Stated task:
Give back the entire listing verbatim.

Information supplied:
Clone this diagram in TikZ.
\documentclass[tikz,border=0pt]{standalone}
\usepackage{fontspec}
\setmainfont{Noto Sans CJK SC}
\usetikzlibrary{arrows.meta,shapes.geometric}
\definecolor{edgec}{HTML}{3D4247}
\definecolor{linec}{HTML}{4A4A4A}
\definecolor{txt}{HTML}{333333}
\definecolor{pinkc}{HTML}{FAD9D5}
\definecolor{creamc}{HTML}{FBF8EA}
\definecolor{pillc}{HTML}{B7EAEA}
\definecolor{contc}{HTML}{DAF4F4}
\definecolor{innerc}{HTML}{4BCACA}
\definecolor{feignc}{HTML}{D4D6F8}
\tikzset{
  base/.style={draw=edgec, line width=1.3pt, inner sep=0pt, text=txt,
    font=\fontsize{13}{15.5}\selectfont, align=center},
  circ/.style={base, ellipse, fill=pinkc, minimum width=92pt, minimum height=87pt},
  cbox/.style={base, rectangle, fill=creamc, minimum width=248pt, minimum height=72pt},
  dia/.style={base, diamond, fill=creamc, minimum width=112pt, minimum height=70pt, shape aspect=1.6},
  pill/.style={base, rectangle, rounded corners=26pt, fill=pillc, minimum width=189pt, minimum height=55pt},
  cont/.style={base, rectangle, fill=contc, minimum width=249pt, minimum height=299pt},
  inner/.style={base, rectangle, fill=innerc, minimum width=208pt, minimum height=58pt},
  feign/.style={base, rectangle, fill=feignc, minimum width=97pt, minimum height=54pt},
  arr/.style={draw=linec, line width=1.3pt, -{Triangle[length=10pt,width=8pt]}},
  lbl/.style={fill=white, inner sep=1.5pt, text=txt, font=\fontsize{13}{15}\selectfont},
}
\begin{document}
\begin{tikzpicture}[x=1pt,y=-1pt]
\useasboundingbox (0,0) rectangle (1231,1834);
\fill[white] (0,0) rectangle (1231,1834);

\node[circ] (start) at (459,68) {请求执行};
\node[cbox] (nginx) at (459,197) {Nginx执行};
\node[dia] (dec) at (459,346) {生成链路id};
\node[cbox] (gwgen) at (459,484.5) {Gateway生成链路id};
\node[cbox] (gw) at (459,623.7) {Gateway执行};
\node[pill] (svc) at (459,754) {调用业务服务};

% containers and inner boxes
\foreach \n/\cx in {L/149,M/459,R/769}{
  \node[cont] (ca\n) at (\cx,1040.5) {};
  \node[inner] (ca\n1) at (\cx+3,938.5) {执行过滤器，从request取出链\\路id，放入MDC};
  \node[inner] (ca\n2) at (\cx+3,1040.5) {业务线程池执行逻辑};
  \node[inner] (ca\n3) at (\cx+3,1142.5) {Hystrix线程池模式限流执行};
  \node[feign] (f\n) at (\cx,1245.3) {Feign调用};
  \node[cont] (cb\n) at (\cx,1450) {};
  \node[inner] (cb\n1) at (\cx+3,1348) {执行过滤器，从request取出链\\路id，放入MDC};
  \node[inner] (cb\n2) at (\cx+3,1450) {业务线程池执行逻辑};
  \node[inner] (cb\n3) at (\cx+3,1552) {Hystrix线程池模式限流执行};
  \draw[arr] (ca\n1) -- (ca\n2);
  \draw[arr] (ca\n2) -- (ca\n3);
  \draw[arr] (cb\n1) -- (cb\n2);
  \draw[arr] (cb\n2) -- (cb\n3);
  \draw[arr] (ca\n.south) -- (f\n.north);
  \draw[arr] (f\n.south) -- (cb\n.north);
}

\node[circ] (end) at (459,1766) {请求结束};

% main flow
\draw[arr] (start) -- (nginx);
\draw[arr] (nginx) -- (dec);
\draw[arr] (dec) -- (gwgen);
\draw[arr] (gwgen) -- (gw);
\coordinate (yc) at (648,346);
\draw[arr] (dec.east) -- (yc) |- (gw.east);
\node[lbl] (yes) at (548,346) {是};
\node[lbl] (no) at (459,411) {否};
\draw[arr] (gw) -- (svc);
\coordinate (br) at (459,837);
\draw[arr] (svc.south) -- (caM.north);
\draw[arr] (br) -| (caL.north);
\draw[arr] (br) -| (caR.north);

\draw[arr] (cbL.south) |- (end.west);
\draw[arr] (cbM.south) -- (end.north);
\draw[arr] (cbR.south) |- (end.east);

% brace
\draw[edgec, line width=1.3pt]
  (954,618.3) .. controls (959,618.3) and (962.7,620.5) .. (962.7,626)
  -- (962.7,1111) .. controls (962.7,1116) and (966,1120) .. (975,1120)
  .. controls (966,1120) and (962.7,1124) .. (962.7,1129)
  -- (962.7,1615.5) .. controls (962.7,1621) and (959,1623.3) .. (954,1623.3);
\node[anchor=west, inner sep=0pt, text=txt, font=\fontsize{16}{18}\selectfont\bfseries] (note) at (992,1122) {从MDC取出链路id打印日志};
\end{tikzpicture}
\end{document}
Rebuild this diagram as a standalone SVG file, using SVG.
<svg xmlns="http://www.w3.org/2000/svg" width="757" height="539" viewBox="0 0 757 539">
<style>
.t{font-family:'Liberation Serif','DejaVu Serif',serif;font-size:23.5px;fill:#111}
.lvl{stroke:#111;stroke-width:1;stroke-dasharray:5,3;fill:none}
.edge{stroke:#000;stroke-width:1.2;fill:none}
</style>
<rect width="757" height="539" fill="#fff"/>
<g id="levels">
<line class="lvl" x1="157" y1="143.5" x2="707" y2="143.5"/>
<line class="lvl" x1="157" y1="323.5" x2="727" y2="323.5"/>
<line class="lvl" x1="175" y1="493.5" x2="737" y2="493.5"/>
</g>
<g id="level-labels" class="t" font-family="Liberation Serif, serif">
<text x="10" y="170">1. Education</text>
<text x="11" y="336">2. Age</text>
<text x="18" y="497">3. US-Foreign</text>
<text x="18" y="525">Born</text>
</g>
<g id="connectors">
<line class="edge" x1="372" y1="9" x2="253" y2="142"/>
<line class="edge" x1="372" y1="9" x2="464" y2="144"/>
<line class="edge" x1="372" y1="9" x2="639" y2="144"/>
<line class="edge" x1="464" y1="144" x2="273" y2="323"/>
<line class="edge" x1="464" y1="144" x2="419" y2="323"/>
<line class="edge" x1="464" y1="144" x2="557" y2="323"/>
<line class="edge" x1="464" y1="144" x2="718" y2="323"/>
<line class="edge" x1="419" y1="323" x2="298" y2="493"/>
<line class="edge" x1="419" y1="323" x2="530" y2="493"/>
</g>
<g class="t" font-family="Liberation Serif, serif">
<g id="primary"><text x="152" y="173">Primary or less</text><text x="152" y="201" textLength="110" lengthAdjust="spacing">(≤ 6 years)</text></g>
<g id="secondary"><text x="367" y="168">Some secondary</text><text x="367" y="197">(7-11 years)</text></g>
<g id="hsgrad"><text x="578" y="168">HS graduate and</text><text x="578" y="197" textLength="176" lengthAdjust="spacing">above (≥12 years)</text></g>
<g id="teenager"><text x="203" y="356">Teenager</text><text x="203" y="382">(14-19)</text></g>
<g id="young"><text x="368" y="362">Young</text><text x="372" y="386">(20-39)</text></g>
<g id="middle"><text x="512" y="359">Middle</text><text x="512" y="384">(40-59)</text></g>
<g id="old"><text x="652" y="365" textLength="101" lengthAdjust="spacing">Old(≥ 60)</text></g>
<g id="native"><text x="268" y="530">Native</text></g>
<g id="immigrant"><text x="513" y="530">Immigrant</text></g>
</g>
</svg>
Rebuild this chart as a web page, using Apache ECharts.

Reply to the task:
Clone this diagram in TikZ.
\documentclass[tikz,border=0pt]{standalone}
\usepackage{fontspec}
\setmainfont{Noto Sans CJK SC}
\usetikzlibrary{arrows.meta,shapes.geometric}
\definecolor{edgec}{HTML}{3D4247}
\definecolor{linec}{HTML}{4A4A4A}
\definecolor{txt}{HTML}{333333}
\definecolor{pinkc}{HTML}{FAD9D5}
\definecolor{creamc}{HTML}{FBF8EA}
\definecolor{pillc}{HTML}{B7EAEA}
\definecolor{contc}{HTML}{DAF4F4}
\definecolor{innerc}{HTML}{4BCACA}
\definecolor{feignc}{HTML}{D4D6F8}
\tikzset{
  base/.style={draw=edgec, line width=1.3pt, inner sep=0pt, text=txt,
    font=\fontsize{13}{15.5}\selectfont, align=center},
  circ/.style={base, ellipse, fill=pinkc, minimum width=92pt, minimum height=87pt},
  cbox/.style={base, rectangle, fill=creamc, minimum width=248pt, minimum height=72pt},
  dia/.style={base, diamond, fill=creamc, minimum width=112pt, minimum height=70pt, shape aspect=1.6},
  pill/.style={base, rectangle, rounded corners=26pt, fill=pillc, minimum width=189pt, minimum height=55pt},
  cont/.style={base, rectangle, fill=contc, minimum width=249pt, minimum height=299pt},
  inner/.style={base, rectangle, fill=innerc, minimum width=208pt, minimum height=58pt},
  feign/.style={base, rectangle, fill=feignc, minimum width=97pt, minimum height=54pt},
  arr/.style={draw=linec, line width=1.3pt, -{Triangle[length=10pt,width=8pt]}},
  lbl/.style={fill=white, inner sep=1.5pt, text=txt, font=\fontsize{13}{15}\selectfont},
}
\begin{document}
\begin{tikzpicture}[x=1pt,y=-1pt]
\useasboundingbox (0,0) rectangle (1231,1834);
\fill[white] (0,0) rectangle (1231,1834);

\node[circ] (start) at (459,68) {请求执行};
\node[cbox] (nginx) at (459,197) {Nginx执行};
\node[dia] (dec) at (459,346) {生成链路id};
\node[cbox] (gwgen) at (459,484.5) {Gateway生成链路id};
\node[cbox] (gw) at (459,623.7) {Gateway执行};
\node[pill] (svc) at (459,754) {调用业务服务};

% containers and inner boxes
\foreach \n/\cx in {L/149,M/459,R/769}{
  \node[cont] (ca\n) at (\cx,1040.5) {};
  \node[inner] (ca\n1) at (\cx+3,938.5) {执行过滤器，从request取出链\\路id，放入MDC};
  \node[inner] (ca\n2) at (\cx+3,1040.5) {业务线程池执行逻辑};
  \node[inner] (ca\n3) at (\cx+3,1142.5) {Hystrix线程池模式限流执行};
  \node[feign] (f\n) at (\cx,1245.3) {Feign调用};
  \node[cont] (cb\n) at (\cx,1450) {};
  \node[inner] (cb\n1) at (\cx+3,1348) {执行过滤器，从request取出链\\路id，放入MDC};
  \node[inner] (cb\n2) at (\cx+3,1450) {业务线程池执行逻辑};
  \node[inner] (cb\n3) at (\cx+3,1552) {Hystrix线程池模式限流执行};
  \draw[arr] (ca\n1) -- (ca\n2);
  \draw[arr] (ca\n2) -- (ca\n3);
  \draw[arr] (cb\n1) -- (cb\n2);
  \draw[arr] (cb\n2) -- (cb\n3);
  \draw[arr] (ca\n.south) -- (f\n.north);
  \draw[arr] (f\n.south) -- (cb\n.north);
}

\node[circ] (end) at (459,1766) {请求结束};

% main flow
\draw[arr] (start) -- (nginx);
\draw[arr] (nginx) -- (dec);
\draw[arr] (dec) -- (gwgen);
\draw[arr] (gwgen) -- (gw);
\coordinate (yc) at (648,346);
\draw[arr] (dec.east) -- (yc) |- (gw.east);
\node[lbl] (yes) at (548,346) {是};
\node[lbl] (no) at (459,411) {否};
\draw[arr] (gw) -- (svc);
\coordinate (br) at (459,837);
\draw[arr] (svc.south) -- (caM.north);
\draw[arr] (br) -| (caL.north);
\draw[arr] (br) -| (caR.north);

\draw[arr] (cbL.south) |- (end.west);
\draw[arr] (cbM.south) -- (end.north);
\draw[arr] (cbR.south) |- (end.east);

% brace
\draw[edgec, line width=1.3pt]
  (954,618.3) .. controls (959,618.3) and (962.7,620.5) .. (962.7,626)
  -- (962.7,1111) .. controls (962.7,1116) and (966,1120) .. (975,1120)
  .. controls (966,1120) and (962.7,1124) .. (962.7,1129)
  -- (962.7,1615.5) .. controls (962.7,1621) and (959,1623.3) .. (954,1623.3);
\node[anchor=west, inner sep=0pt, text=txt, font=\fontsize{16}{18}\selectfont\bfseries] (note) at (992,1122) {从MDC取出链路id打印日志};
\end{tikzpicture}
\end{document}
Rebuild this diagram as a standalone SVG file, using SVG.
<svg xmlns="http://www.w3.org/2000/svg" width="757" height="539" viewBox="0 0 757 539">
<style>
.t{font-family:'Liberation Serif','DejaVu Serif',serif;font-size:23.5px;fill:#111}
.lvl{stroke:#111;stroke-width:1;stroke-dasharray:5,3;fill:none}
.edge{stroke:#000;stroke-width:1.2;fill:none}
</style>
<rect width="757" height="539" fill="#fff"/>
<g id="levels">
<line class="lvl" x1="157" y1="143.5" x2="707" y2="143.5"/>
<line class="lvl" x1="157" y1="323.5" x2="727" y2="323.5"/>
<line class="lvl" x1="175" y1="493.5" x2="737" y2="493.5"/>
</g>
<g id="level-labels" class="t" font-family="Liberation Serif, serif">
<text x="10" y="170">1. Education</text>
<text x="11" y="336">2. Age</text>
<text x="18" y="497">3. US-Foreign</text>
<text x="18" y="525">Born</text>
</g>
<g id="connectors">
<line class="edge" x1="372" y1="9" x2="253" y2="142"/>
<line class="edge" x1="372" y1="9" x2="464" y2="144"/>
<line class="edge" x1="372" y1="9" x2="639" y2="144"/>
<line class="edge" x1="464" y1="144" x2="273" y2="323"/>
<line class="edge" x1="464" y1="144" x2="419" y2="323"/>
<line class="edge" x1="464" y1="144" x2="557" y2="323"/>
<line class="edge" x1="464" y1="144" x2="718" y2="323"/>
<line class="edge" x1="419" y1="323" x2="298" y2="493"/>
<line class="edge" x1="419" y1="323" x2="530" y2="493"/>
</g>
<g class="t" font-family="Liberation Serif, serif">
<g id="primary"><text x="152" y="173">Primary or less</text><text x="152" y="201" textLength="110" lengthAdjust="spacing">(≤ 6 years)</text></g>
<g id="secondary"><text x="367" y="168">Some secondary</text><text x="367" y="197">(7-11 years)</text></g>
<g id="hsgrad"><text x="578" y="168">HS graduate and</text><text x="578" y="197" textLength="176" lengthAdjust="spacing">above (≥12 years)</text></g>
<g id="teenager"><text x="203" y="356">Teenager</text><text x="203" y="382">(14-19)</text></g>
<g id="young"><text x="368" y="362">Young</text><text x="372" y="386">(20-39)</text></g>
<g id="middle"><text x="512" y="359">Middle</text><text x="512" y="384">(40-59)</text></g>
<g id="old"><text x="652" y="365" textLength="101" lengthAdjust="spacing">Old(≥ 60)</text></g>
<g id="native"><text x="268" y="530">Native</text></g>
<g id="immigrant"><text x="513" y="530">Immigrant</text></g>
</g>
</svg>
Rebuild this chart as a web page, using Apache ECharts.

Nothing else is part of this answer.